If you were in the unique position to showcase your textile art in a community where art is restricted, what would be your main focus in sharing your work?
There are several things I hope to accomplish with my work wherever it is exhibited, and I feel this would apply even where art is restricted. The first is to show people that textile art is fine art, and it is an injustice to the artists and to these art forms to diminish them as craft or women’s domestic work. I seek to celebrate and elevate all of the women who’ve worked in this field, whose work was never publicly acknowledged or appreciated. Secondly, I do consider myself an art activist. I’ve never participated in a community where art is restricted but my particular style regarding my activism is bold in its ideas but gentle in its delivery. I guess I’d be very curious what kind of response my artwork would receive in a restricted environment. And it’s clear that I should be very grateful that this is not something I’ve had to consider because I live in a part of the world where creating my artwork feels like complete freedom.

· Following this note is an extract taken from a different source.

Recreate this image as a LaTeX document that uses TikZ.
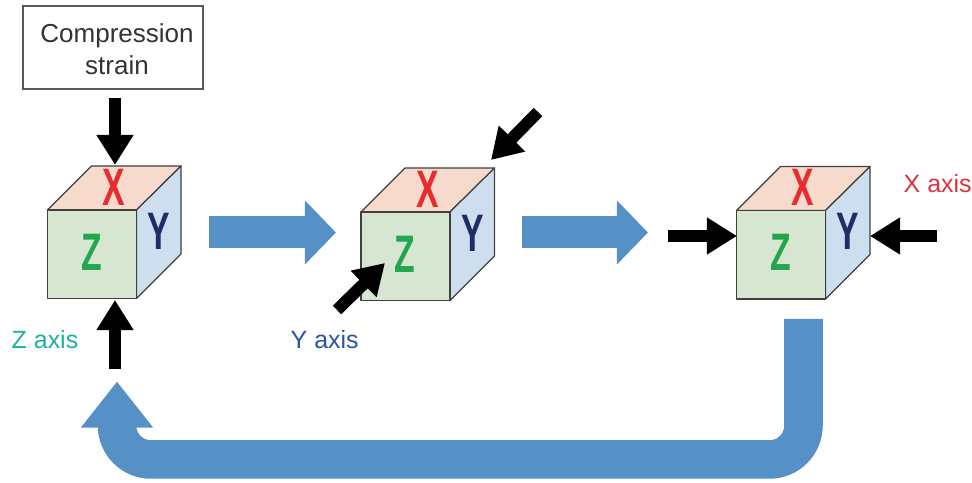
\documentclass[tikz,border=0pt]{standalone}
\usepackage{fontspec}
\setmainfont{Liberation Sans}
\usepackage{tikz}
\usetikzlibrary{arrows.meta}

\definecolor{topface}{HTML}{F6DACC}
\definecolor{frontface}{HTML}{D6E6D0}
\definecolor{sideface}{HTML}{CDDEEE}
\definecolor{flowblue}{HTML}{5590C6}
\definecolor{redX}{HTML}{EA2A2E}
\definecolor{greenZ}{HTML}{22A650}
\definecolor{navyY}{HTML}{232B66}

\newcommand{\cubeletter}[1]{\scalebox{0.64}[1]{#1}}

\tikzset{
	face/.style={draw=black!75, line width=0.35pt, line join=round},
	letter/.style={inner sep=0pt, font=\bfseries\fontsize{15}{15}\selectfont},
	axis/.style={anchor=base west, inner sep=0pt, font=\fontsize{7.1}{9.1}\selectfont},
	strainarrow/.style={line width=0.12cm, -{Triangle[width=0.35cm,length=0.30cm]}},
	flowarrow/.style={flowblue, line width=0.32cm, -{Triangle[width=0.62cm,length=0.31cm]}}
}

\begin{document}
\begin{tikzpicture}[x=0.01cm,y=-0.01cm]
	\useasboundingbox (0,0) rectangle (972,483);

	%cubes
	\foreach \name/\cx/\cy in {A/47.5/210, B/361/212, C/736.5/210.5}{
		\begin{scope}[shift={(\cx,\cy)}]
			\draw[face,fill=topface] (0,0)--(44,-44)--(133.5,-44)--(89,0)--cycle;
			\draw[face,fill=sideface] (89,0)--(133.5,-44)--(133.5,44)--(89,88.5)--cycle;
			\draw[face,fill=frontface] (0,0) rectangle (89,88.5);
			\node[letter,text=redX] (x\name) at (66.5,-23) {\cubeletter{X}};
			\node[letter,text=navyY] (y\name) at (111.5,21) {\cubeletter{Y}};
			\node[letter,text=greenZ] (z\name) at (44,42) {\cubeletter{Z}};
		\end{scope}
	}

	%strain box
	\node[draw=black!65, line width=0.35pt, minimum width=1.80cm, minimum height=0.83cm, inner sep=0pt,
		align=center, text=black!80, font=\fontsize{7.4}{9.1}\selectfont] (comp) at (113,47.5)
		{\rule{0pt}{0.23cm}\hspace*{0.08cm}Compression\\\hspace*{0.08cm}strain};

	%axis names
	\node[axis,text={rgb,255:red,26;green,178;blue,163}] (zaxis) at (11,348.5) {Z axis};
	\node[axis,text={rgb,255:red,42;green,85;blue,165}] (yaxis) at (290,348.5) {Y axis};
	\node[axis,text={rgb,255:red,224;green,50;blue,60}] (xaxis) at (903,192.5) {X axis};

	%strain arrows
	\coordinate (zdowntail) at (115,98);
	\coordinate (zdowntip) at (115,165);
	\coordinate (zuptail) at (115,369);
	\coordinate (zuptip) at (115,300);
	\coordinate (ydowntail) at (538,112);
	\coordinate (ydowntip) at (491,160);
	\coordinate (yuptail) at (337,310);
	\coordinate (yuptip) at (385,263);
	\coordinate (xlefttail) at (668,236);
	\coordinate (xlefttip) at (737,236);
	\coordinate (xrighttail) at (937,236);
	\coordinate (xrighttip) at (870,236);
	\foreach \tail/\tip in {zdowntail/zdowntip, zuptail/zuptip, ydowntail/ydowntip,
		yuptail/yuptip, xlefttail/xlefttip, xrighttail/xrighttip}
		\draw[strainarrow] (\tail)--(\tip);

	%flow arrows
	\coordinate (ontail) at (209,232.5);
	\coordinate (onhead) at (336,232.5);
	\coordinate (nexttail) at (521.5,232.5);
	\coordinate (nexthead) at (648,232.5);
	\draw[flowarrow] (ontail)--(onhead);
	\draw[flowarrow] (nexttail)--(nexthead);

	%way back
	\coordinate (backtail) at (803.5,319);
	\coordinate (backlow) at (803.5,459.5);
	\coordinate (backleft) at (117,459.5);
	\coordinate (backhead) at (117,381.5);
	\draw[flowblue, line width=0.385cm, rounded corners=0.34cm, -{Triangle[width=0.69cm,length=0.46cm]}]
		(backtail)--(backlow)--(backleft)--(backhead);
\end{tikzpicture}
\end{document}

Your series “The Female Body” and “Becoming: The Transition from Childhood to Womanhood” specifically focus on the evolution of the female.

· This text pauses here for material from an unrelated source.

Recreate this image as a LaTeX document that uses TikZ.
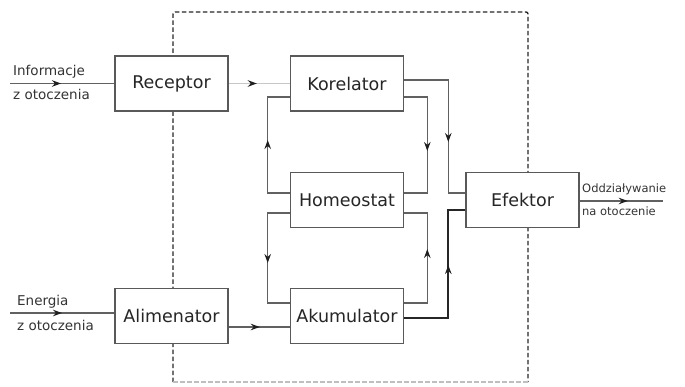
\documentclass[tikz,border=0pt]{standalone}
\usepackage{fontspec}
\setmainfont{DejaVu Sans}
\usetikzlibrary{arrows.meta,decorations.markings}
\begin{document}
\begin{tikzpicture}[x=1pt,y=-1pt,
  blk/.style={draw=black!65, fill=white, line width=1.6pt, minimum width=113pt, minimum height=55pt,
    inner sep=0pt, font=\fontsize{17.5}{20}\selectfont, text=black!85},
  conn/.style={draw=black!62, line width=1.4pt},
  arrat/.style={postaction={decorate}, decoration={markings,
    mark=at position #1 with {\arrow[black!88]{Stealth[length=9pt,width=6.5pt]}}}},
  lbl/.style={font=\fontsize{13.5}{16}\selectfont, text=black!80, inner sep=0pt, anchor=west},
  lblr/.style={lbl, font=\fontsize{11.5}{14}\selectfont},
  frame/.style={draw=black!85, line width=1.4pt, dash pattern=on 4.5pt off 2.5pt}]
\useasboundingbox (0,0) rectangle (685,387);
% dashed system boundary
\coordinate (f1) at (173,382);
\coordinate (f2) at (173,12);
\coordinate (f3) at (528,12);
\coordinate (f4) at (528,382);
\draw[frame, rounded corners=2pt] (f1) -- (f2) -- (f3) -- (f4);
\draw[frame, draw=black!25] (f1) -- (f4);
% blocks
\node[blk] (rec) at (171.5,83.5) {Receptor};
\node[blk] (ali) at (171.5,316) {Alimenator};
\node[blk] (kor) at (347,83.5) {Korelator};
\node[blk] (hom) at (347,200) {Homeostat};
\node[blk] (aku) at (347,316) {Akumulator};
\node[blk] (efe) at (522.5,200) {Efektor};
% free ends
\coordinate (in1) at (10,83.5);
\coordinate (in2) at (10,313);
\coordinate (out) at (663,201);
% inputs
\draw[conn, arrat=51pt] (in1) -- (rec.west);
\draw[conn, arrat=52pt] (in2) -- (ali.west |- in2);
\draw[conn, draw=black!22, arrat=28pt] (rec.east) -- (kor.west);
\draw[conn, arrat=31pt] ([yshift=-11pt]ali.east) -- ([yshift=-11pt]aku.west);
% Homeostat <-> Korelator / Akumulator (left)
\draw[conn, arrat=75pt] ([yshift=7pt]hom.west) -- ++(-22,0) |- ([yshift=-13.5pt]kor.west);
\draw[conn, arrat=72pt] ([yshift=-13pt]hom.west) -- ++(-22,0) |- ([yshift=13pt]aku.west);
% right side
\draw[conn, arrat=77pt] ([yshift=-13.5pt]kor.east) -- ++(23,0) |- ([yshift=7pt]hom.east);
\draw[conn, arrat=77pt] ([yshift=13pt]aku.east) -- ++(23,0) |- ([yshift=-13pt]hom.east);
\draw[conn, arrat=106pt] ([yshift=3.5pt]kor.east) -- ++(44,0) |- ([yshift=7pt]efe.west);
\draw[conn, draw=black!85, line width=1.7pt, arrat=97pt] ([yshift=-2pt]aku.east) -- ++(44,0) |- ([yshift=-10pt]efe.west);
% output
\draw[conn, arrat=48pt] (efe.east |- out) -- (out);
% labels
\node[lbl] (t1) at (13,72) {Informacje};
\node[lbl] (t2) at (13,94) {z otoczenia};
\node[lbl] (t3) at (17,302) {Energia};
\node[lbl] (t4) at (17,325) {z otoczenia};
\node[lblr] (t5) at (582,189) {Oddziaływanie};
\node[lblr] (t6) at (582,211) {na otoczenie};
\end{tikzpicture}
\end{document}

If you look at the current political climate, notably the situation in Iran, and women’s rights in the world, do you believe that the artist can be an architect of change?
I do. I do believe that artists can be influential in the way ideas to generate change are expressed and how they are received. Art in all of its forms, visual, musical, theatrical, lyrical, etc. allows us to understand and experience lives we’ve not lived, so we can better understand one another, and it allows us to conceive of a better world. I think that these various forms of communication have the power to educate, to empower, to express solidarity and support, and have the power to change minds.
What is the legacy you would like to create for yourself and your art?
I guess I’ve never really thought about that. I certainly don’t operate with the intentionality of creating a legacy, but I guess what I hope lives on through my work is a greater interest in textile art. It is a pivotal time for fiber arts on the fine art stage in general. Gallery shows are a new platform for fiber arts, traditionally having been diminished as craft or women’s domestic work. I am innovating. Reimagining what it means to work with fabric in portraiture. I want to be an inspiring force in this field and be a catalyst pushing this medium forward into gallery spaces and in arts education. And what I would hope would be part of my legacy is the recognition that women are often the healers and the change makers, so we cannot fully see or understand the society we live in, nor can we address its problems without greater representation of women’s voices.